Ao contemplar o Senhor em Seu imensurável sofrimento, podemos descobrir Seu amor. Como a Igreja sempre nos ensinou, não foram apenas os judeus e romanos daquela época que foram responsáveis por sua morte, mas nossos pecados o crucificaram. Como Jesus morreu pelos pecados de toda a humanidade, nós também estamos envolvidos e somos co-responsáveis por sua morte. Por causa de nossos pecados, foi necessário o sofrimento de nosso Redentor. Assim, sem deixar de lamentar a maldade daqueles que tanto sofrimento causaram ao Senhor (incluindo nós mesmos); os acontecimentos cruéis ao redor da Cruz podem despertar em nós uma imensa gratidão, pois o Senhor trilhou este caminho por nós até o fim. A cada passo, a cada tortura, a cada humilhação, a cada zombaria compreendemos: foi assim que os homens trataram Deus, mas Ele o suportou por nós, para nos redimir.
“Aproximemo-nos, pois, confiadamente do trono da graça, a fim de alcançar misericórdia e achar a graça de um auxílio oportuno” (Hb 4,16).

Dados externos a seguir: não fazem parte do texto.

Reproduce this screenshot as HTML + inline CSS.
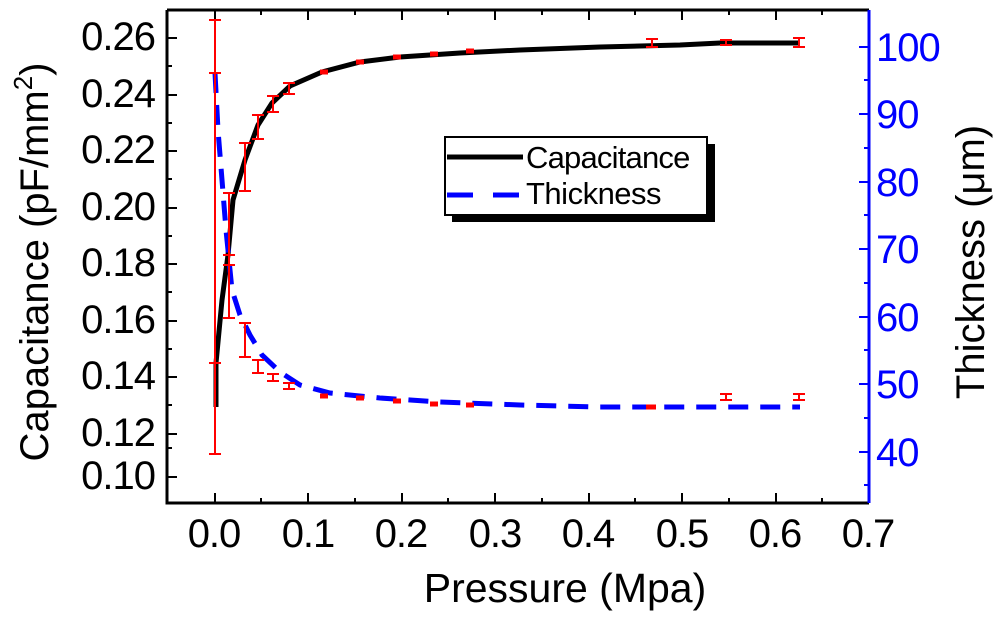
<!DOCTYPE html>
<html><head><meta charset="utf-8"><style>
html,body{margin:0;padding:0;background:#fff;}
svg{display:block;font-family:"Liberation Sans",sans-serif;}
</style></head><body>
<svg width="1006" height="628" viewBox="0 0 1006 628" xmlns="http://www.w3.org/2000/svg">
<rect width="1006" height="628" fill="#fff"/>
<!-- frame -->
<path d="M167,10 H869 M167,10 V503 H869" stroke="#000" stroke-width="3" fill="none"/>
<line x1="869" y1="10" x2="869" y2="503" stroke="#00f" stroke-width="3"/>
<!-- x ticks -->
<g stroke="#000" stroke-width="2">
<line x1="215" y1="503" x2="215" y2="493"/><line x1="308" y1="503" x2="308" y2="493"/><line x1="402" y1="503" x2="402" y2="493"/><line x1="495" y1="503" x2="495" y2="493"/><line x1="589" y1="503" x2="589" y2="493"/><line x1="682" y1="503" x2="682" y2="493"/><line x1="776" y1="503" x2="776" y2="493"/>
<line x1="261" y1="503" x2="261" y2="498"/><line x1="355" y1="503" x2="355" y2="498"/><line x1="448" y1="503" x2="448" y2="498"/><line x1="542" y1="503" x2="542" y2="498"/><line x1="635" y1="503" x2="635" y2="498"/><line x1="729" y1="503" x2="729" y2="498"/><line x1="822" y1="503" x2="822" y2="498"/>
<line x1="215" y1="10" x2="215" y2="20"/><line x1="308" y1="10" x2="308" y2="20"/><line x1="402" y1="10" x2="402" y2="20"/><line x1="495" y1="10" x2="495" y2="20"/><line x1="589" y1="10" x2="589" y2="20"/><line x1="682" y1="10" x2="682" y2="20"/><line x1="776" y1="10" x2="776" y2="20"/>
<line x1="261" y1="10" x2="261" y2="15"/><line x1="355" y1="10" x2="355" y2="15"/><line x1="448" y1="10" x2="448" y2="15"/><line x1="542" y1="10" x2="542" y2="15"/><line x1="635" y1="10" x2="635" y2="15"/><line x1="729" y1="10" x2="729" y2="15"/><line x1="822" y1="10" x2="822" y2="15"/>
<!-- left y ticks -->
<line x1="167" y1="38" x2="177" y2="38"/><line x1="167" y1="95" x2="177" y2="95"/><line x1="167" y1="151" x2="177" y2="151"/><line x1="167" y1="208" x2="177" y2="208"/><line x1="167" y1="264" x2="177" y2="264"/><line x1="167" y1="321" x2="177" y2="321"/><line x1="167" y1="377" x2="177" y2="377"/><line x1="167" y1="434" x2="177" y2="434"/><line x1="167" y1="477" x2="177" y2="477"/>
<line x1="167" y1="66" x2="172" y2="66"/><line x1="167" y1="123" x2="172" y2="123"/><line x1="167" y1="179" x2="172" y2="179"/><line x1="167" y1="236" x2="172" y2="236"/><line x1="167" y1="292" x2="172" y2="292"/><line x1="167" y1="349" x2="172" y2="349"/><line x1="167" y1="405" x2="172" y2="405"/><line x1="167" y1="448" x2="172" y2="448"/>
</g>
<!-- right y ticks -->
<g stroke="#00f" stroke-width="2">
<line x1="859" y1="47" x2="869" y2="47"/><line x1="859" y1="114" x2="869" y2="114"/><line x1="859" y1="182" x2="869" y2="182"/><line x1="859" y1="249" x2="869" y2="249"/><line x1="859" y1="317" x2="869" y2="317"/><line x1="859" y1="384" x2="869" y2="384"/><line x1="859" y1="452" x2="869" y2="452"/>
<line x1="864" y1="80" x2="869" y2="80"/><line x1="864" y1="148" x2="869" y2="148"/><line x1="864" y1="215" x2="869" y2="215"/><line x1="864" y1="283" x2="869" y2="283"/><line x1="864" y1="350" x2="869" y2="350"/><line x1="864" y1="418" x2="869" y2="418"/><line x1="864" y1="485" x2="869" y2="485"/>
</g>
<!-- left tick labels -->
<g font-size="40" fill="#000" text-anchor="end" letter-spacing="-1">
<text x="155" y="50">0.26</text><text x="155" y="107">0.24</text><text x="155" y="163">0.22</text><text x="155" y="220">0.20</text><text x="155" y="276">0.18</text><text x="155" y="333">0.16</text><text x="155" y="389">0.14</text><text x="155" y="446">0.12</text><text x="155" y="489">0.10</text>
</g>
<g font-size="40" fill="#00f" letter-spacing="-1">
<text x="876" y="61">100</text><text x="876" y="128">90</text><text x="876" y="196">80</text><text x="876" y="263">70</text><text x="876" y="331">60</text><text x="876" y="398">50</text><text x="876" y="466">40</text>
</g>
<g font-size="40" fill="#000" text-anchor="middle" letter-spacing="-1">
<text x="214" y="547">0.0</text><text x="308" y="547">0.1</text><text x="401" y="547">0.2</text><text x="495" y="547">0.3</text><text x="588" y="547">0.4</text><text x="682" y="547">0.5</text><text x="775" y="547">0.6</text><text x="868" y="547">0.7</text>
</g>
<text x="565" y="602" font-size="41" text-anchor="middle">Pressure (Mpa)</text>
<text transform="translate(48,262) rotate(-90)" font-size="40" text-anchor="middle">Capacitance (pF/mm<tspan font-size="26" dy="-16">2</tspan><tspan dy="16">)</tspan></text>
<text transform="translate(984,262) rotate(-90)" font-size="40" text-anchor="middle">Thickness (μm)</text>
<!-- curves -->
<polyline fill="none" stroke="#000" stroke-width="5" points="216,407 216,363 222,300 228,255 233,200 245,160 258,125 272,103 290,86 322,72 360,62 400,57 460,53 520,50 600,47 680,45 720,43 800,43"/>
<polyline fill="none" stroke="#00f" stroke-width="5" stroke-dasharray="20,12" points="215,73 218,130 222,180 226,230 232,290 240,315 250,335 262,355 280,372 300,385 330,393 380,398 440,402 520,405 600,407 800,407"/>
<!-- error bars -->
<g stroke="#f00" stroke-width="2" fill="none">
<path d="M215,20 V454 M209,20 H221 M209,454 H221 M209,73 H221 M209,363 H221"/>
<path d="M229,193 V318 M223,193 H235 M223,318 H235 M223,255 H235 M223,265 H235"/>
<path d="M245,143 V191 M239,143 H251 M239,191 H251"/>
<path d="M245,323 V357 M239,323 H251 M239,357 H251"/>
<path d="M258,115 V139 M252,115 H264 M252,139 H264"/>
<path d="M258,360 V373 M252,360 H264 M252,373 H264"/>
<path d="M273,96 V112 M267,96 H279 M267,112 H279"/>
<path d="M273,374 V381 M267,374 H279 M267,381 H279"/>
<path d="M289,83 V94 M283,83 H295 M283,94 H295"/>
<path d="M289,383 V389 M283,383 H295 M283,389 H295"/>
<path d="M652,39 V47 M646,39 H658 M646,47 H658"/>
<path d="M726,40 V45 M720,40 H732 M720,45 H732"/>
<path d="M799,38 V47 M793,38 H805 M793,47 H805"/>
<path d="M726,394 V400 M720,394 H732 M720,400 H732"/>
<path d="M799,394 V400 M793,394 H805 M793,400 H805"/>
</g>
<g stroke="#f00" stroke-width="5">
<line x1="320" y1="72" x2="328" y2="72"/><line x1="356" y1="62" x2="364" y2="62"/><line x1="393" y1="57" x2="401" y2="57"/><line x1="430" y1="54" x2="438" y2="54"/><line x1="466" y1="51" x2="474" y2="51"/>
<line x1="320" y1="396" x2="328" y2="396"/><line x1="356" y1="398" x2="364" y2="398"/><line x1="393" y1="401" x2="401" y2="401"/><line x1="430" y1="404" x2="438" y2="404"/><line x1="466" y1="405" x2="474" y2="405"/><line x1="646" y1="407" x2="656" y2="407"/>
</g>
<!-- legend -->
<rect x="452" y="144" width="263" height="78" fill="#000"/>
<rect x="445" y="137" width="262" height="78" fill="#fff" stroke="#000" stroke-width="2"/>
<line x1="447" y1="157" x2="523" y2="157" stroke="#000" stroke-width="5"/>
<line x1="447" y1="195" x2="523" y2="195" stroke="#00f" stroke-width="5" stroke-dasharray="26,20"/>
<text x="526" y="168" font-size="31" letter-spacing="-0.8">Capacitance</text>
<text x="526" y="204" font-size="31" letter-spacing="-0.5">Thickness</text>
</svg>
</body></html>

A Cruz de Cristo se tornou o trono da graça. Cada pessoa pode ir a ele e obter o perdão por seus pecados. Este trono permanece estabelecido para todos os tempos, até a consumação do mundo. Todos podem vir, tanto de longe como de perto, para beber da fonte da vida e receber a graça do perdão.
Somente Deus poderia inventar tal oferta de graça, e somente Ele mesmo poderia torná-la disponível para nós! Assim, Deus se manifesta para nós como o Pai infinitamente amoroso, que nos concede a fonte da graça e nos absolve em Seu Filho.
O evento da Cruz inaugura um novo tempo: o tempo da graça, no qual a misericórdia de Deus é proclamada; o tempo em que todos os homens devem ser tocados pela salvação oferecida a eles em Cristo. Esta nova etapa, que se abriu para nós pelo sacrifício do Senhor, durará até sua Segunda Vinda ao Fim dos Tempos.
Desta forma, Deus reverteu os planos infames do Maligno, que procurava extinguir o testemunho do Filho de Deus. A Cruz tornou-se o sinal da Redenção! Na Cruz, a luz de Deus brilha com mais intensidade, afastando a escuridão do mal. E à sua luz podemos reconhecer Deus “fez bem todas as coisas” (Mc 7,37).